Since there’s been a rise in local distilleries and breweries across the U.S., it’s a good idea to mention a product’s origin, especially if it’s produced near you. People like to support local businesses, and they may be willing to pay more for handcrafted spirits, beers, and wines.
Also, certain drink items, such as wines, are more valued if they come from certain regions. For example, in a study done by Brian Wansink, Colin Payne, and Jill North, two different groups were presented with the same red wine. However, one group was told the wine was from North Dakota and the other group was told the wine was from California. Even though they were both given a “two-buck chuck,” those who believed the wine was from California rated it more highly.
List the location of a wine, beer, or spirit to add value. You might find people are willing to pay more if they know a wine is from California or a beer is from Germany.
Customers tend to look at the top right-hand corner of the menu first. After this spot, peoples’ eyes go to the first and last few items on the menu. To push your most profitable drink items, be sure to strategically place them in these areas to attract the eyes of your customers. The more attention you draw to them, the more likely they are to sell.

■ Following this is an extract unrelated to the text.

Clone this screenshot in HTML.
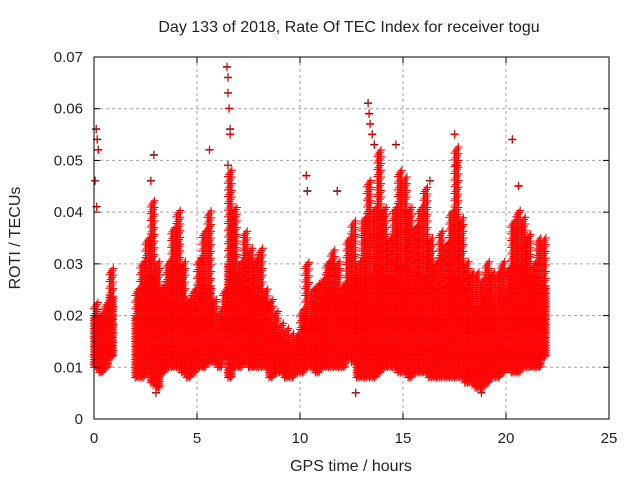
<!DOCTYPE html>
<html><head><meta charset="utf-8"><style>
body{margin:0;background:#fff}
svg text{font-family:"Liberation Sans",sans-serif;font-size:15px;fill:#222}
svg text.big{font-size:16px}
</style></head><body>
<svg id="chart" width="640" height="480" xmlns="http://www.w3.org/2000/svg">
<rect width="640" height="480" fill="#fff"/>
<text class="big" x="349" y="32" text-anchor="middle">Day 133 of 2018, Rate Of TEC Index for receiver togu</text>
<text class="big" transform="translate(20,238) rotate(-90)" text-anchor="middle">ROTI / TECUs</text>
<text class="big" x="351" y="471" text-anchor="middle">GPS time / hours</text>
<g id="grid"></g><g id="marks"></g><g id="axes"></g>
</svg>
<script>
const xTicks=[0,5,10,15,20,25];
const yTicks=[0,0.01,0.02,0.03,0.04,0.05,0.06,0.07];
const yTickLabels=["0","0.01","0.02","0.03","0.04","0.05","0.06","0.07"];
const bandTimes=[0,0.25,0.5,0.75,2.0,2.25,2.5,2.75,3.0,3.25,3.5,3.75,4.0,4.25,4.5,4.75,5.0,5.25,5.5,5.75,6.0,6.25,6.5,6.75,7.0,7.25,7.5,7.75,8.0,8.25,8.5,8.75,9.0,9.25,9.5,9.75,10.0,10.25,10.5,10.75,11.0,11.25,11.5,11.75,12.0,12.25,12.5,12.75,13.0,13.25,13.5,13.75,14.0,14.25,14.5,14.75,15.0,15.25,15.5,15.75,16.0,16.25,16.5,16.75,17.0,17.25,17.5,17.75,18.0,18.25,18.5,18.75,19.0,19.25,19.5,19.75,20.0,20.25,20.5,20.75,21.0,21.25,21.5,21.75];
const bandLow=[0.010,0.009,0.010,0.012,0.008,0.008,0.009,0.007,0.006,0.009,0.010,0.010,0.010,0.009,0.008,0.009,0.010,0.010,0.011,0.011,0.010,0.012,0.008,0.010,0.010,0.011,0.010,0.010,0.010,0.010,0.008,0.009,0.009,0.008,0.008,0.009,0.009,0.010,0.010,0.009,0.010,0.010,0.010,0.010,0.010,0.012,0.011,0.008,0.008,0.008,0.008,0.009,0.010,0.010,0.010,0.009,0.009,0.008,0.009,0.009,0.009,0.008,0.008,0.008,0.008,0.008,0.008,0.008,0.007,0.007,0.006,0.006,0.007,0.008,0.008,0.009,0.010,0.009,0.009,0.010,0.010,0.010,0.010,0.012];
const bandCore=[0.020,0.018,0.020,0.024,0.020,0.024,0.026,0.028,0.024,0.022,0.024,0.028,0.030,0.024,0.018,0.020,0.022,0.026,0.026,0.018,0.017,0.020,0.030,0.028,0.024,0.026,0.024,0.022,0.024,0.020,0.018,0.017,0.016,0.015,0.014,0.014,0.016,0.020,0.020,0.021,0.022,0.024,0.025,0.024,0.021,0.026,0.028,0.024,0.026,0.028,0.028,0.030,0.028,0.026,0.028,0.030,0.030,0.028,0.027,0.028,0.028,0.026,0.024,0.026,0.025,0.026,0.028,0.026,0.024,0.022,0.022,0.022,0.024,0.022,0.022,0.024,0.024,0.028,0.030,0.030,0.028,0.025,0.026,0.026];
const bandHigh=[0.022,0.020,0.022,0.028,0.024,0.030,0.035,0.042,0.030,0.025,0.030,0.036,0.040,0.030,0.022,0.024,0.030,0.036,0.040,0.022,0.020,0.025,0.048,0.040,0.030,0.036,0.032,0.030,0.033,0.025,0.022,0.020,0.018,0.017,0.016,0.016,0.020,0.030,0.025,0.026,0.027,0.030,0.032,0.030,0.025,0.034,0.038,0.030,0.038,0.045,0.040,0.052,0.040,0.035,0.040,0.048,0.046,0.040,0.037,0.040,0.044,0.035,0.030,0.036,0.034,0.040,0.052,0.038,0.030,0.028,0.028,0.027,0.030,0.028,0.028,0.030,0.028,0.038,0.040,0.038,0.035,0.030,0.034,0.035];
const spikeTimes=[0.05,0.1,0.15,0.2,0.12,2.75,2.9,5.6,6.45,6.5,6.5,6.55,6.6,6.6,6.5,10.3,11.8,13.3,13.35,13.4,13.5,13.6,14.65,16.3,17.5,17.6,20.3,20.6,10.35,12.7,18.8,3.0];
const spikeValues=[0.046,0.056,0.054,0.052,0.041,0.046,0.051,0.052,0.068,0.066,0.063,0.060,0.056,0.055,0.049,0.047,0.044,0.061,0.059,0.057,0.055,0.053,0.053,0.046,0.055,0.049,0.054,0.045,0.044,0.005,0.005,0.005];
const X0=94,X1=609,Y0=419,Y1=57;
const xs=v=>X0+(v-0)/25*(X1-X0);
const ys=v=>Y0-(v/0.07)*(Y0-Y1);
const NS="http://www.w3.org/2000/svg";
function mk(tag,attrs,parent){const e=document.createElementNS(NS,tag);for(const k in attrs)e.setAttribute(k,attrs[k]);parent.appendChild(e);return e;}
const grid=document.getElementById('grid'),marks=document.getElementById('marks'),axes=document.getElementById('axes');
xTicks.forEach((t,i)=>{const x=xs(t);
 if(i>0&&i<xTicks.length-1){const g=mk('line',{x1:x,x2:x,y1:Y1,y2:Y0,stroke:'#a0a0a0','stroke-dasharray':'3,3'},grid);}
 mk('line',{x1:x,x2:x,y1:Y0,y2:Y0-6,stroke:'#000'},axes);mk('line',{x1:x,x2:x,y1:Y1,y2:Y1+6,stroke:'#000'},axes);
 const tx=mk('text',{x:x,y:443,'text-anchor':'middle'},axes);tx.textContent=String(t);
 });
yTicks.forEach((t,i)=>{const y=ys(t);
 if(i>0&&i<yTicks.length-1){const g=mk('line',{x1:X0,x2:X1,y1:y,y2:y,stroke:'#a0a0a0','stroke-dasharray':'3,3'},grid);}
 mk('line',{x1:X0,x2:X0+6,y1:y,y2:y,stroke:'#000'},axes);mk('line',{x1:X1,x2:X1-6,y1:y,y2:y,stroke:'#000'},axes);
 const tx=mk('text',{x:83,y:y+5,'text-anchor':'end'},axes);tx.textContent=yTickLabels[i];
 });
const frame=mk('rect',{x:X0,y:Y1,width:X1-X0,height:Y0-Y1,fill:'none',stroke:'#000'},axes);

let d='',dk='';
function plus(t,v){const x=xs(t),y=ys(v);return `M${(x-4).toFixed(1)} ${y.toFixed(1)}h8M${x.toFixed(1)} ${(y-4).toFixed(1)}v8`;}
bandTimes.forEach((t,i)=>{
 for(let k=0;k<4;k++){const tt=t+k*0.0625;
  for(let v=bandLow[i];v<=bandCore[i];v+=0.0005)d+=plus(tt,v+(k%2)*0.00025);
  for(let v=bandCore[i];v<=bandHigh[i];v+=0.0013)d+=plus(tt,v+k*0.0004);}
});
spikeTimes.forEach((t,i)=>{dk+=plus(t+0.01,spikeValues[i]+0.0001);d+=plus(t,spikeValues[i]);});
const pk=mk('path',{d:dk,stroke:'#000','stroke-width':1,fill:'none'},marks);

const p=mk('path',{d:d,stroke:'#ff0000','stroke-width':1.1,fill:'none'},marks);

</script>
</body></html>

To make high-profit items more noticeable, create space around them by placing them in a box or separating them from the other menu options. By putting negative space around an item, you can call more attention to it, making it easier to sell. For a similar effect, you can also make use of large text, graphics, or illustrations.
Be strategic about what menu items you emphasize. The more often you do it, the less impact it will have. Choose only a few drinks per category to ensure the method remains effective.